日本地球惑星科学連合2022年大会

講演情報

[J] ポスター発表

セッション記号 S (固体地球科学) » S-SS 地震学

[S-SS06] 地震波伝播:理論と応用

2022年5月31日(火) 11:00 〜 13:00 オンラインポスターZoom会場 (18) (Ch.18)

コンビーナ:澤崎 郁(防災科学技術研究所)、コンビーナ:西田 究(東京大学地震研究所)、新部 貴夫(石油資源開発株式会社)、コンビーナ:岡本 京祐(産業技術総合研究所)、座長:白石 和也(海洋研究開発機構)

11:00 〜 13:00

[SSS06-P06] 地震波伝播シミュレーションに基づくスラブ内waveguide/anti-waveguide効果の周波数依存性の検討

*天坂 登宇伊1前田 拓人1高野 智也1 (1.弘前大学大学院理工学研究科)


キーワード:地震波伝播数値シミュレーション、導波・反導波

スラブ内に存在すると考えられている地震波速度の不均質構造は,スラブに沿った方向の多重散乱によってスラブ内に地震波をトラップする(Waveguide).その結果,低周波が高周波より先行する分散性および高周波(> 2 Hz)のコーダが波形に観測されることが知られている.一方で,スラブ内の長波長の地震波速度分布には地震波をスラブ外に追い出す効果(Anti-waveguide)もあることが知られている (e.g., Furumura and Kennett, 2005).例えば2020年12月のオホーツクの深発地震(M6.7, 619 km)では,スラブ内にトラップされた地震波による異常震域が太平洋側で観測されただけでなく,震央距離の近い稚内付近での振幅が異常に大きい特徴が見られた.その大振幅は主に低周波(< 1 Hz)が卓越し,高周波(> 2 Hz)成分が小さいことからWaveguide/Anti-waveguideの両方の効果が現れたことが示唆される.しかし,WaveguideとAnti-waveguideのどちらの寄与が大きいかはまだわかっていない.

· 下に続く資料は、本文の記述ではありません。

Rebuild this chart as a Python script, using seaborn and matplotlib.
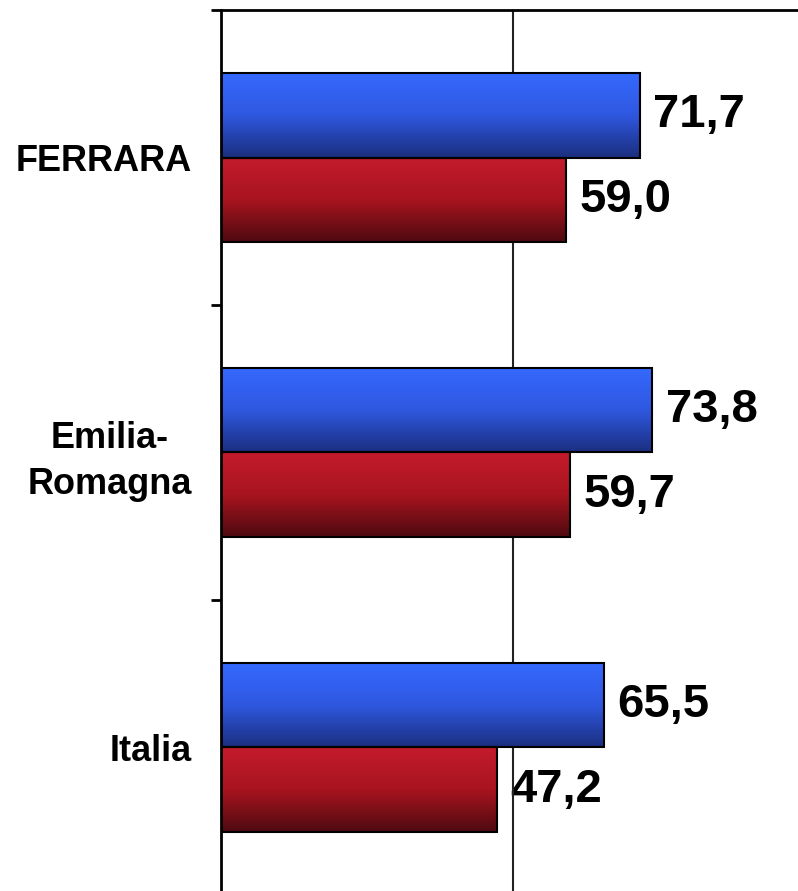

そこで,本研究ではランダム不均質媒質を用いた2次元P-SV差分法地震波伝播数値シミュレーションにより,WaveguideとAnti-waveguideの周波数依存性を調査する.シミュレーションでの計算領域は水平方向に300 km,上下方向に400 kmである.用いる構造は浅い方からマントルウェッジ・スラブ・マントルで構成される水平成層構造である.この構造では,スラブに沿った方向が水平横向きになるように座標軸のひとつをとり,その軸と平行にマントルウェッジ層,マントル層を仮定した.震源はスラブ内に設置し,そのメカニズムは6成分のモーメントテンソルで与えた.モーメントテンソルの対角成分を同じ値にし,非対角成分をゼロとすることで,等方的に地震波が輻射される震源を利用した.スラブ内には速度ゆらぎRMSが10%で,特徴的な空間スケールがスラブに沿った方向に10 km,直交方向に0.5 kmの非等方性von Karman型の地震波速度ゆらぎを重畳した.また,仮想観測点を,2種類の異なる方向に設置した.1つは (1) スラブ層内で水平方向に30 km間隔で設置し,スラブ内におけるWaveguide効果の距離依存性を検討した.もう1つは (2) マントルウェッジ層内に,震源から等距離の位置に15度ずつ同心円状に設置し,スラブに対するAnti-waveguide効果の角度依存性を検討した.

各仮想観測点における波形およびスペクトログラムを調査した結果,距離依存性に関係する (1) と 角度依存性に関係する (2) で観測結果が大きく異なった.(1) では,低周波(< 1 Hz)が高周波(> 2 Hz)より早く観測される分散性が,東西水平成分および上下成分の両方でみられ,震源からの距離とともにその特徴が強くなっていくことが確認された.さらに2 Hz以上の高周波帯域においてコーダ波の振幅が特に大きかった.このように (1) でスラブ内におけるWaveguide効果の距離依存性を調査した結果,Waveguideによって観測される分散性の強さは震源からの距離に依存することがわかった.一方 (2) に関して,スラブと15度の角度をなす観測点では低周波(< 1 Hz)で構成されるヘッドウェーブが分散性のような効果をもたらしたが,他の観測点ではその特徴が見られなかった.また,スラブとなす角度が45度未満の観測点において高周波帯域のコーダ波の振幅が大きかった.しかし45度以上の観測点では低周波の振幅と高周波の振幅に大差はなかった.このように (2) でAnti-waveguide効果のスラブに対する角度依存性を調査した結果,スラブとなす角度が小さい(スラブに近い)観測点では低周波よりも高周波が大振幅に寄与するのに対し,角度の大きい(スラブから遠い)観測点では低周波と高周波の両方が大振幅をもたらすことがわかった.